St. John…Coltrane

The Video/Audio below is an excerpt from the 13th show of my radio series Voices and Freedoms: A History of Jazz, based on my 1976 book of the same name.  It’s the only episode that doesn’t begin with the series’ theme song, “Afro Blue,” because it’s about the artist who recorded that song, John Coltrane. The 16-part series played across the nation for five years in the late 70’s/early 80’ and holds its relevance—or is even more so—today than it was back then. The excerpts present about 6 to 10 minutes of the original 30-minute broadcasts. The link above takes you to information about the book and our plans to re-release it and provide access to the full-length original shows. Go HERE for a complete list of shows and links to all excerpts.

 

This episode of Voices and Freedoms may be my least favorite, though it focuses on one of my favorite—and one of the world’s favorite—jazz musicians, John Coltrane. He transcended jazz, so even those who know little about the music seem to know about Coltrane.  I suppose my frustration with this show comes in part because he was such a colossal figure to deal with well in the original 30-minute show format.  The excerpt below is the talkiest of the excerpts because there was so much to say about him as a musical pioneer and spiritual quester that I had to cut much of the music I played to try to keep the excerpt under 9 minutes. I failed. I couldn’t get it down under 9:30.

Though the show and the excerpt below are still well worth listening to, in retrospect they fail to capture why so many people enjoyed Coltrane’s music so much.  My focus on the technicalities of his musical genius and how these challenged some of the fundamentals of jazz led me to play some of his most avant garde stuff, which could be hard to listen to.  It left out some of the most eminently listenable and exciting fruits of his experimentation: songs like “My Favorite Things,” and even “Afro Blue,” the great song that served as the theme song of the entire series.  Instead of beginning with it as I did for every other show in the series, this episode is the only one that begins with me just speaking. Ironically, I silenced some of Coltrane’s most exciting music right from the start.  I also don’t even mention some of his most popular music, songs from his great Ballads album, for example: “Say It (Over and Over Again),” “You Don’t Know What Love Is,” “Too Young to Go Steady,” “All or Nothing at All,” “I Wish I Knew,” “What’s New,” “It’s Easy to Remember,” and “Nancy (With the Laughing Face”—these standards done so beautifully, with Coltrane’s signature sound—still searching, but with his often tortured musical explorations now muted by a reflective glow of sad tenderness and familiarity.

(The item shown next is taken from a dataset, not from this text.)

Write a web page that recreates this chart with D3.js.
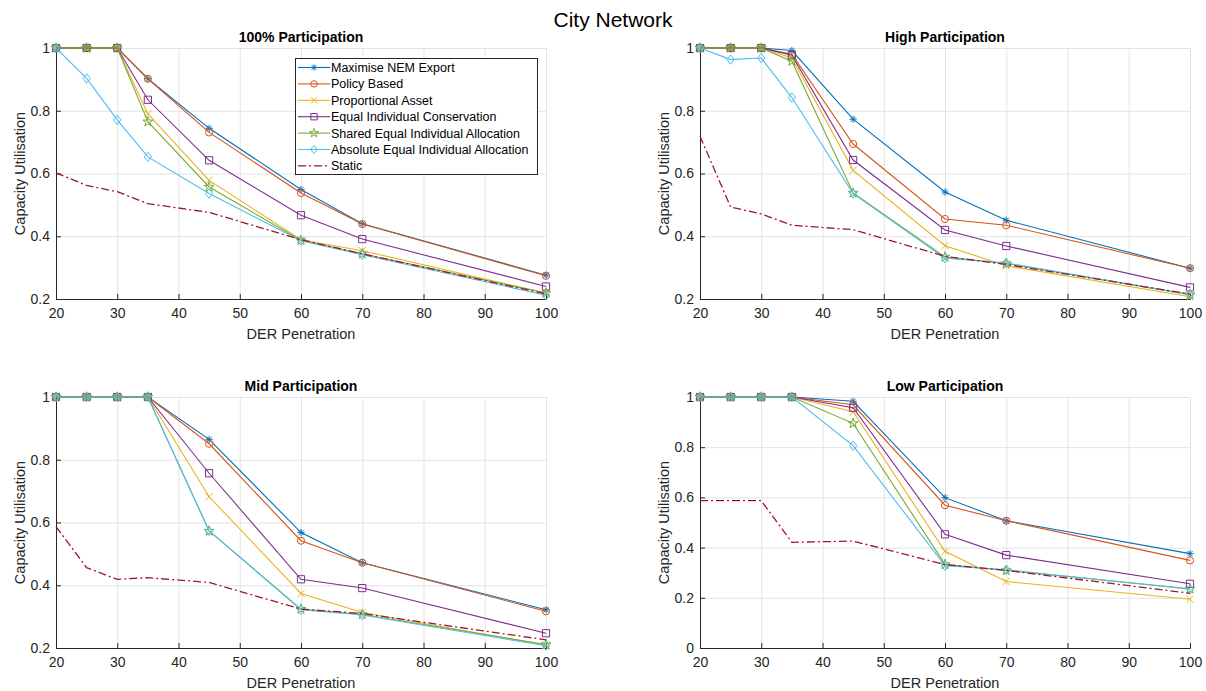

Luckily, I do mention what is perhaps his masterpiece, A Love Supreme, but don’t explore as much as I should have how this and his other more overtly spiritual music led him to become a cultural icon of spirituality.  There’s even a church named after him and centered around his spiritual quest: the Saint John Coltrane Church, where he is referred to as St. John Will I Am Coltrane.  It’s been going for over 50 years, and the graphic at the top of this post is the church’s main icon of Coltrane.

Perhaps most of all, while I do speak of his spirituality as a quest to overcome the overwhelming materialism of the West, I do not mention another thing he sought freedom from: race.  I mention race so much in both the shows and my book Voices and Freedoms that I wonder why I left it totally out here. My connection between jazz and race is one reason I say the series is even more relevant now than it was when it first played across the nation.

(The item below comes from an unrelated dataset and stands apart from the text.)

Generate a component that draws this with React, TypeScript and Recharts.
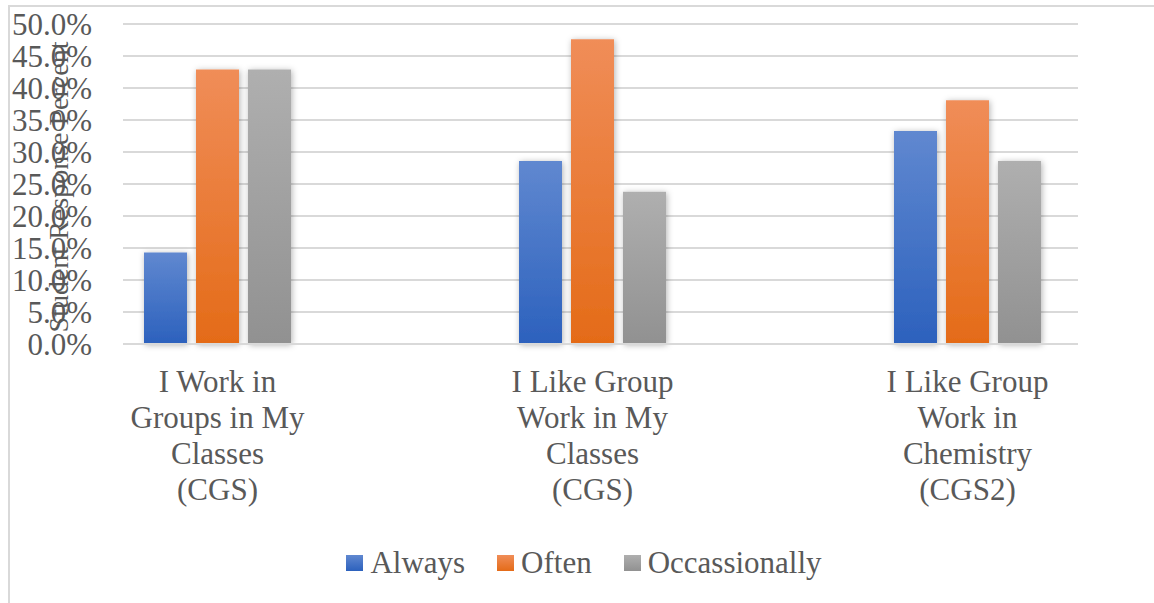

On September 15, 1963, a bomb exploded at the 16th St. Baptist Church in Birmingham, Alabama. Four young girls attending Sunday School that morning were killed. Coltrane responded with one of the great anthems of the Civil Rights Movement, his haunting song “Alabama.”

This, I know, has been a strange introduction to this excerpt and the whole original show. They’re still well worth listening to, as I said, but what strikes me now is how much of Coltrane they did not capture. Great spiritual figures often elude our efforts to capture their essence, and this proved frustratingly so on this show. It’s perhaps a sign not just of my failures but of how transcendent a figure John Coltrane really is.